** Start **

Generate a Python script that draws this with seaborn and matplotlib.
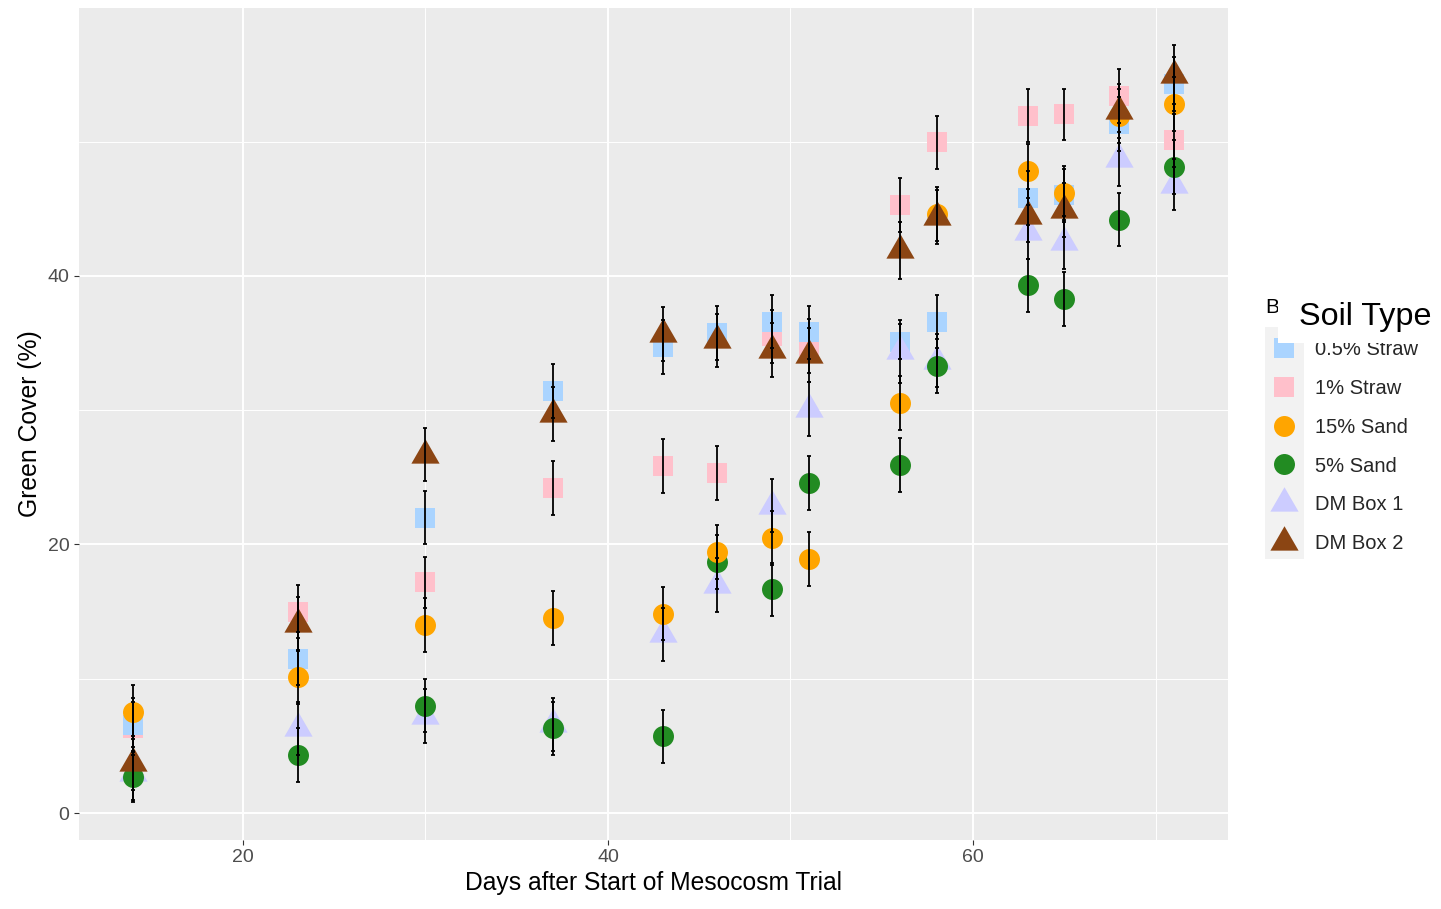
import numpy as np
import pandas as pd
import matplotlib
matplotlib.use("Agg")
import matplotlib.pyplot as plt
from matplotlib.path import Path
from matplotlib.lines import Line2D
from matplotlib.patches import Rectangle
import seaborn as sns

# ---------------- data ----------------
days = [14, 23, 30, 37, 43, 46, 49, 51, 56, 58, 63, 65, 68, 71]

straw_05 = [6.55, 11.5, 22.0, 31.45, 34.7, 35.75, 36.6, 35.8, 35.1, 36.6, 45.8, 46.0, 51.3, 54.3]
straw_1 = [6.3, 15.0, 17.2, 24.2, 25.85, 25.3, 35.5, 34.8, 45.3, 49.95, 51.95, 52.05, 53.4, 50.1]
sand_15 = [7.5, 10.15, 14.0, 14.5, 14.85, 19.45, 20.5, 18.9, 30.55, 44.6, 47.8, 46.2, 51.9, 52.8]
sand_5 = [2.7, 4.3, 8.0, 6.3, 5.7, 18.7, 16.65, 24.6, 25.9, 33.3, 39.3, 38.3, 44.2, 48.1]
dm_box1 = [2.95, 6.3, 7.2, 6.6, 13.3, 17.0, 22.9, 30.1, 34.4, 33.7, 43.3, 42.5, 48.7, 46.8]
dm_box2 = [3.75, 14.1, 26.7, 29.7, 35.7, 35.2, 34.5, 34.1, 41.9, 44.4, 44.5, 44.9, 52.3, 55.0]

err_straw_05 = [2.0, 2.0, 2.0, 2.0, 2.0, 2.0, 2.0, 2.0, 1.3, 2.0, 2.0, 2.0, 2.0, 2.0]
err_straw_1 = [2.0, 2.0, 1.9, 2.0, 2.0, 2.0, 2.0, 2.0, 2.0, 2.0, 2.0, 1.9, 2.0, 2.0]
err_sand_15 = [2.0, 2.0, 2.0, 2.0, 2.0, 2.0, 2.0, 2.0, 2.0, 2.0, 2.0, 2.0, 2.0, 2.0]
err_sand_5 = [1.9, 2.0, 2.0, 2.0, 2.0, 2.0, 2.0, 2.0, 2.0, 2.0, 2.0, 2.0, 2.0, 2.0]
err_dm_box1 = [2.0, 2.0, 2.0, 2.0, 2.0, 2.0, 2.0, 2.0, 2.35, 2.0, 2.0, 2.0, 2.0, 1.9]
err_dm_box2 = [2.0, 2.0, 2.0, 2.0, 2.0, 2.0, 2.0, 2.0, 2.1, 2.0, 2.0, 2.0, 2.0, 2.2]

labels = ["0.5% Straw", "1% Straw", "15% Sand", "5% Sand", "DM Box 1", "DM Box 2"]
colors = ["#aad4ff", "#ffc0cb", "#ffa500", "#228b22", "#ccccff", "#8b4513"]

# --------------- styling ---------------
sns.set_theme(style="darkgrid")
plt.rcParams["font.family"] = ["Liberation Sans", "DejaVu Sans"]

W, H = 1441, 909
fig = plt.figure(figsize=(W / 100, H / 100), dpi=100)
ax = fig.add_axes([79 / W, 1 - 840 / H, (1228 - 79) / W, (840 - 8) / H])
ax.set_facecolor("#EBEBEB")
for s in ax.spines.values():
    s.set_visible(False)

# triangle with centroid at origin (like R pch 17)
tri = Path([(0, 1), (-0.866, -0.5), (0.866, -0.5), (0, 1)],
           [Path.MOVETO, Path.LINETO, Path.LINETO, Path.CLOSEPOLY])

series = {
    "0.5% Straw": (straw_05, err_straw_05, "s", 225),
    "1% Straw": (straw_1, err_straw_1, "s", 225),
    "15% Sand": (sand_15, err_sand_15, "o", 228),
    "5% Sand": (sand_5, err_sand_5, "o", 228),
    "DM Box 1": (dm_box1, err_dm_box1, tri, 550),
    "DM Box 2": (dm_box2, err_dm_box2, tri, 550),
}
color_map = dict(zip(labels, colors))

draw_order = ["1% Straw", "0.5% Straw", "DM Box 1", "5% Sand", "15% Sand", "DM Box 2"]
for name in draw_order:
    vals, errs, mk, size = series[name]
    df = pd.DataFrame({"day": days, "cover": vals})
    sns.scatterplot(data=df, x="day", y="cover", color=color_map[name], marker=mk,
                    s=size, linewidth=0, ax=ax, legend=False, zorder=3)

for name in labels:
    vals, errs, mk, size = series[name]
    ax.errorbar(days, vals, yerr=errs, fmt="none", ecolor="black", elinewidth=1.3,
                capsize=1.7, capthick=1.3, zorder=4)

ax.set_xticks([20, 40, 60])
ax.set_yticks([0, 20, 40])
ax.set_xticks([10, 30, 50, 70], minor=True)
ax.set_yticks([10, 30, 50], minor=True)
ax.set_xlim(11.02, 73.97)
ax.set_ylim(-2.01, 59.96)
ax.grid(which="major", color="white", linewidth=1.4)
ax.grid(which="minor", color="white", linewidth=0.7)
ax.tick_params(which="major", length=3.8, width=0.8, color="#333333",
               labelsize=14, labelcolor="#4D4D4D", pad=3, bottom=True, left=True)
ax.tick_params(which="minor", length=0)
ax.set_xlabel("Days after Start of Mesocosm Trial", fontsize=17.7, color="black", labelpad=3)
ax.set_ylabel("Green Cover (%)", fontsize=17.8, color="black", labelpad=4)

# --------------- legend ---------------
fig.add_artist(Rectangle((1265 / W, 1 - 559 / H), 39 / W, 232 / H,
                         transform=fig.transFigure, facecolor="#F2F2F2",
                         edgecolor="none", zorder=0))
handles = []
for name in labels:
    vals, errs, mk, size = series[name]
    handles.append(Line2D([], [], linestyle="", marker=mk, color=color_map[name],
                          markeredgewidth=0, markersize=np.sqrt(size)))
leg = fig.legend(handles, labels, loc="upper left",
                 bbox_to_anchor=(1274 / W, 1 - 340 / H), frameon=False,
                 fontsize=14.5, borderpad=0, borderaxespad=0,
                 handlelength=1.0, handletextpad=1.04, labelspacing=0.985)
leg.set_zorder(2)
fig.text(1265 / W, 1 - 313 / H, "Box", fontsize=15, va="baseline", ha="left",
         color="black", zorder=1)
fig.add_artist(Rectangle((1278 / W, 1 - 343 / H), (W - 1278) / W, 55 / H,
                         transform=fig.transFigure, facecolor="white",
                         edgecolor="none", zorder=5))
fig.text(1299 / W, 1 - 325 / H, "Soil Type", fontsize=23.3, va="baseline",
         ha="left", color="black", zorder=6)

fig.savefig("out.png", dpi=100, facecolor="white")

** End **

● **SHORT EXERCISE**
With the pictures left out, restate word for word every line of the data above, from the first down to the line that contains "65, 68, 71]".

● **FULL OUTPUT**
Generate a Python script that draws this with seaborn and matplotlib.
import numpy as np
import pandas as pd
import matplotlib
matplotlib.use("Agg")
import matplotlib.pyplot as plt
from matplotlib.path import Path
from matplotlib.lines import Line2D
from matplotlib.patches import Rectangle
import seaborn as sns

# ---------------- data ----------------
days = [14, 23, 30, 37, 43, 46, 49, 51, 56, 58, 63, 65, 68, 71]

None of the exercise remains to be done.